PROBLEM DETAILS » Pictures do not belong in your copy. Repeat all the other data exactly.

DATASET EXTRACT »
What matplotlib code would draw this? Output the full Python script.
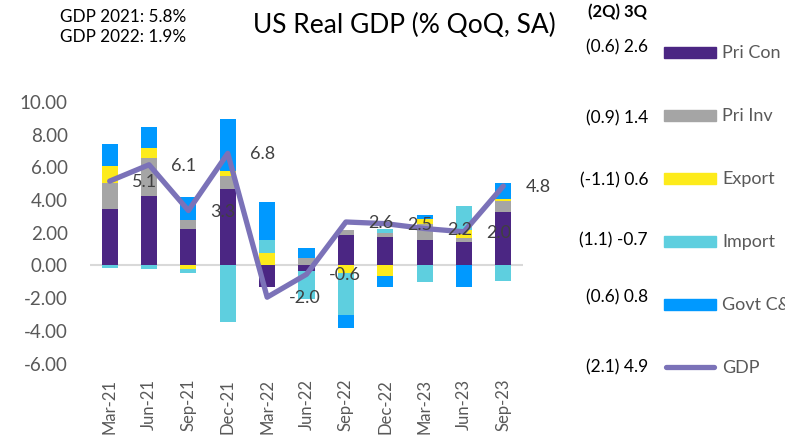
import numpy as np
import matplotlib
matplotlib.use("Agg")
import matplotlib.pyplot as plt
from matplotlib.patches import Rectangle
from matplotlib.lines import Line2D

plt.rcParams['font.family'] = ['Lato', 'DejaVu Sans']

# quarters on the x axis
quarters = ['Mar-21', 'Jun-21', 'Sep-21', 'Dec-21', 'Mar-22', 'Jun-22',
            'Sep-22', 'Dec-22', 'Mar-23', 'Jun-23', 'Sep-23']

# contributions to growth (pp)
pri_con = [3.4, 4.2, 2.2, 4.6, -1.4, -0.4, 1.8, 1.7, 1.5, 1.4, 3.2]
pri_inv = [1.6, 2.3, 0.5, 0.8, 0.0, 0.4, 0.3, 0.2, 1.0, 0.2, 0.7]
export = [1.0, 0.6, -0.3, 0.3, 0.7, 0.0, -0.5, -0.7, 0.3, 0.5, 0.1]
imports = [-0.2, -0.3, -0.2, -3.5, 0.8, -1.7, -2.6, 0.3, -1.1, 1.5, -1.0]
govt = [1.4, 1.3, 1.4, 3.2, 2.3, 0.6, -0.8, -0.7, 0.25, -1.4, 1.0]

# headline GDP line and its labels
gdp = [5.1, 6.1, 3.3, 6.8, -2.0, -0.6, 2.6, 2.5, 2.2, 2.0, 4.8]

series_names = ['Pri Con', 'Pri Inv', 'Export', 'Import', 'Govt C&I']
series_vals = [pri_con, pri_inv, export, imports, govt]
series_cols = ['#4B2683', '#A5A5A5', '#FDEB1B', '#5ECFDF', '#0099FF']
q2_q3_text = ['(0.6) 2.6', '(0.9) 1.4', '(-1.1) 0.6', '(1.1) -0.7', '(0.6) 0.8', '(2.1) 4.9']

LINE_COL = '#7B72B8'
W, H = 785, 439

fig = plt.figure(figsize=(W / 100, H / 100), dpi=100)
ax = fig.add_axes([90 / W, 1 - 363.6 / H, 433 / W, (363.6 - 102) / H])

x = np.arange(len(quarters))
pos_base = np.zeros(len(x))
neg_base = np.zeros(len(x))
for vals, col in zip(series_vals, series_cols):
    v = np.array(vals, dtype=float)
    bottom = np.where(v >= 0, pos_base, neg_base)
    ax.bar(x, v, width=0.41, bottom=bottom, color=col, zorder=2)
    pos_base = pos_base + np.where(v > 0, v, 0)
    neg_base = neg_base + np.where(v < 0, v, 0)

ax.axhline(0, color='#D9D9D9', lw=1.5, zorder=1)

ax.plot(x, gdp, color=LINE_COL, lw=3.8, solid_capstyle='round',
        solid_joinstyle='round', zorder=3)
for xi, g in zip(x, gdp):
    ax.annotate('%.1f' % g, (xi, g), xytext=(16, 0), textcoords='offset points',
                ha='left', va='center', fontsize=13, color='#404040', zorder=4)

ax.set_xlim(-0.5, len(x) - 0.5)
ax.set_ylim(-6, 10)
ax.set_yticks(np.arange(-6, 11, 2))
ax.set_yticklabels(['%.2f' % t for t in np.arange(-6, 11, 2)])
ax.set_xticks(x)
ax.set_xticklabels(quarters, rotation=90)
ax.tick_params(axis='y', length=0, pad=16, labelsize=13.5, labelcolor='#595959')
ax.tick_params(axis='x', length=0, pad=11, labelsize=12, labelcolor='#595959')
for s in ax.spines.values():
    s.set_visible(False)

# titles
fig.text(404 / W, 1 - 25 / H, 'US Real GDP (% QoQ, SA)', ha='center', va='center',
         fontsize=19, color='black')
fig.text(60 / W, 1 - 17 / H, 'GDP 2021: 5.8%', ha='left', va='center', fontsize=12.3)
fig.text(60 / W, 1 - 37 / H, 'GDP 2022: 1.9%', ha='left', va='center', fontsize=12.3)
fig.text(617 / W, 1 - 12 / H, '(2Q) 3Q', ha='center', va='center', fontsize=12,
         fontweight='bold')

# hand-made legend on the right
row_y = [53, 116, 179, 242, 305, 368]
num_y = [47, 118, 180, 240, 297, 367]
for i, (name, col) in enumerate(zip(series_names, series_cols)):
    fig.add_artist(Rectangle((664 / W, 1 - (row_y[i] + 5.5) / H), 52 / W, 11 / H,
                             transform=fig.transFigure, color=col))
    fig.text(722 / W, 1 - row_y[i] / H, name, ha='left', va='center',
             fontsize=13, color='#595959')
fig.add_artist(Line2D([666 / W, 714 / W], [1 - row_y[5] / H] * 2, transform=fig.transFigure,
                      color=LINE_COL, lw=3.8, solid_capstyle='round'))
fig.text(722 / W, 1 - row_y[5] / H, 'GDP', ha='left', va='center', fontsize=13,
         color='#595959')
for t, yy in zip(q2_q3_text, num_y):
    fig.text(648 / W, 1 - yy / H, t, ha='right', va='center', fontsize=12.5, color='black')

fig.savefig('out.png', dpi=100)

RESULT OF THIS EXERCISE »
What matplotlib code would draw this? Output the full Python script.
import numpy as np
import matplotlib
matplotlib.use("Agg")
import matplotlib.pyplot as plt
from matplotlib.patches import Rectangle
from matplotlib.lines import Line2D

plt.rcParams['font.family'] = ['Lato', 'DejaVu Sans']

# quarters on the x axis
quarters = ['Mar-21', 'Jun-21', 'Sep-21', 'Dec-21', 'Mar-22', 'Jun-22',
            'Sep-22', 'Dec-22', 'Mar-23', 'Jun-23', 'Sep-23']

# contributions to growth (pp)
pri_con = [3.4, 4.2, 2.2, 4.6, -1.4, -0.4, 1.8, 1.7, 1.5, 1.4, 3.2]
pri_inv = [1.6, 2.3, 0.5, 0.8, 0.0, 0.4, 0.3, 0.2, 1.0, 0.2, 0.7]
export = [1.0, 0.6, -0.3, 0.3, 0.7, 0.0, -0.5, -0.7, 0.3, 0.5, 0.1]
imports = [-0.2, -0.3, -0.2, -3.5, 0.8, -1.7, -2.6, 0.3, -1.1, 1.5, -1.0]
govt = [1.4, 1.3, 1.4, 3.2, 2.3, 0.6, -0.8, -0.7, 0.25, -1.4, 1.0]

# headline GDP line and its labels
gdp = [5.1, 6.1, 3.3, 6.8, -2.0, -0.6, 2.6, 2.5, 2.2, 2.0, 4.8]

series_names = ['Pri Con', 'Pri Inv', 'Export', 'Import', 'Govt C&I']
series_vals = [pri_con, pri_inv, export, imports, govt]
series_cols = ['#4B2683', '#A5A5A5', '#FDEB1B', '#5ECFDF', '#0099FF']
q2_q3_text = ['(0.6) 2.6', '(0.9) 1.4', '(-1.1) 0.6', '(1.1) -0.7', '(0.6) 0.8', '(2.1) 4.9']

LINE_COL = '#7B72B8'
W, H = 785, 439

fig = plt.figure(figsize=(W / 100, H / 100), dpi=100)
ax = fig.add_axes([90 / W, 1 - 363.6 / H, 433 / W, (363.6 - 102) / H])

x = np.arange(len(quarters))
pos_base = np.zeros(len(x))
neg_base = np.zeros(len(x))
for vals, col in zip(series_vals, series_cols):
    v = np.array(vals, dtype=float)
    bottom = np.where(v >= 0, pos_base, neg_base)
    ax.bar(x, v, width=0.41, bottom=bottom, color=col, zorder=2)
    pos_base = pos_base + np.where(v > 0, v, 0)
    neg_base = neg_base + np.where(v < 0, v, 0)

ax.axhline(0, color='#D9D9D9', lw=1.5, zorder=1)

ax.plot(x, gdp, color=LINE_COL, lw=3.8, solid_capstyle='round',
        solid_joinstyle='round', zorder=3)
for xi, g in zip(x, gdp):
    ax.annotate('%.1f' % g, (xi, g), xytext=(16, 0), textcoords='offset points',
                ha='left', va='center', fontsize=13, color='#404040', zorder=4)

ax.set_xlim(-0.5, len(x) - 0.5)
ax.set_ylim(-6, 10)
ax.set_yticks(np.arange(-6, 11, 2))
ax.set_yticklabels(['%.2f' % t for t in np.arange(-6, 11, 2)])
ax.set_xticks(x)
ax.set_xticklabels(quarters, rotation=90)
ax.tick_params(axis='y', length=0, pad=16, labelsize=13.5, labelcolor='#595959')
ax.tick_params(axis='x', length=0, pad=11, labelsize=12, labelcolor='#595959')
for s in ax.spines.values():
    s.set_visible(False)

# titles
fig.text(404 / W, 1 - 25 / H, 'US Real GDP (% QoQ, SA)', ha='center', va='center',
         fontsize=19, color='black')
fig.text(60 / W, 1 - 17 / H, 'GDP 2021: 5.8%', ha='left', va='center', fontsize=12.3)
fig.text(60 / W, 1 - 37 / H, 'GDP 2022: 1.9%', ha='left', va='center', fontsize=12.3)
fig.text(617 / W, 1 - 12 / H, '(2Q) 3Q', ha='center', va='center', fontsize=12,
         fontweight='bold')

# hand-made legend on the right
row_y = [53, 116, 179, 242, 305, 368]
num_y = [47, 118, 180, 240, 297, 367]
for i, (name, col) in enumerate(zip(series_names, series_cols)):
    fig.add_artist(Rectangle((664 / W, 1 - (row_y[i] + 5.5) / H), 52 / W, 11 / H,
                             transform=fig.transFigure, color=col))
    fig.text(722 / W, 1 - row_y[i] / H, name, ha='left', va='center',
             fontsize=13, color='#595959')
fig.add_artist(Line2D([666 / W, 714 / W], [1 - row_y[5] / H] * 2, transform=fig.transFigure,
                      color=LINE_COL, lw=3.8, solid_capstyle='round'))
fig.text(722 / W, 1 - row_y[5] / H, 'GDP', ha='left', va='center', fontsize=13,
         color='#595959')
for t, yy in zip(q2_q3_text, num_y):
    fig.text(648 / W, 1 - yy / H, t, ha='right', va='center', fontsize=12.5, color='black')

fig.savefig('out.png', dpi=100)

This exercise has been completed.